Ebu Bekr-i Şibli hazretleri “rahmetullahi aleyh”, gençliğinde bir üstad ararken Cüneyd-i Bağdadi hazretlerini “rahmetullahi aleyh” bulup, girdi hizmetine.
Aradığına kavuşmuştu.
Üstadı da kavuşmuştu aradığına.
Nitekim Ebu Bekr-i Şibli’yi görünce ondaki kabiliyeti sezmiş ve ilk emir olarak;
- Git,çıra sat! diye emretmişti kendisine.
O da can-ü gönülden kabul edip;
- Baş üstüne efendim, demişti.
Bir sene müddetle çıra satıp geldi yine üstadının huzuruna:
- Bana başka emriniz var mı efendim?
- Gel artık, yeter, bir sene de yanımda hizmet et.
- Baş üstüne efendim.
Nefsim zelil oldu
Bir yıl da üstadının yanında hizmet etti.

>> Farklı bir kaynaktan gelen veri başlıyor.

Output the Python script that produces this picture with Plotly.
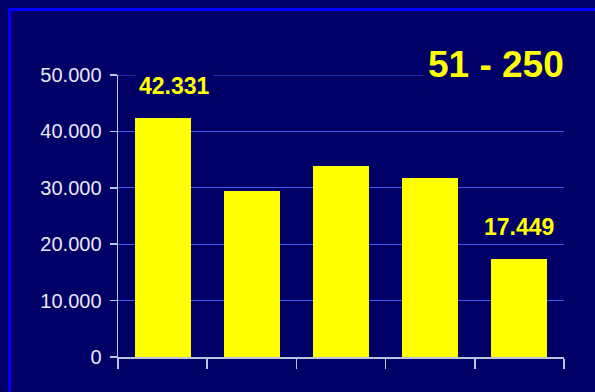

Bir sene sonunda sordu hocası:
- Ey Şibli, halin nasıl? Hâlâ kendi nefsinde bir varlık görüyor musun?
Cevaben;
- Ne mümkün efendim, dedi. Yüksek himmetinizle nefsim zelil oldu. Sayenizde nefsim bir hale geldi ki, kendini başkalarından asla üstün görmüyor.
Buyurdu ki:
- Madem nefsini zelil ettin, bu yola girmek için artık ehil olmuşsun, buyurdu. Zira tasavvufta ilk adım, nefsini hiç görmektir. Kendisinde bir zerre varlık gören insan, bu yolda yürüyemez.
Ve ilave etti:
- Bu, öyle binadır ki, giriş kapısı hiçliktir. Az kibirli olanın işi yoktur burada.
En büyük bayram
Bu zat bir gün;
- Bu dünyada en büyük bayram nedir, biliyor musunuz? diye sordu sevdiklerine.
Cevaben;
- Bilmiyoruz efendim, dediler.
- Günah işlemediğimiz gün, en büyük bayramdır, buyurdu.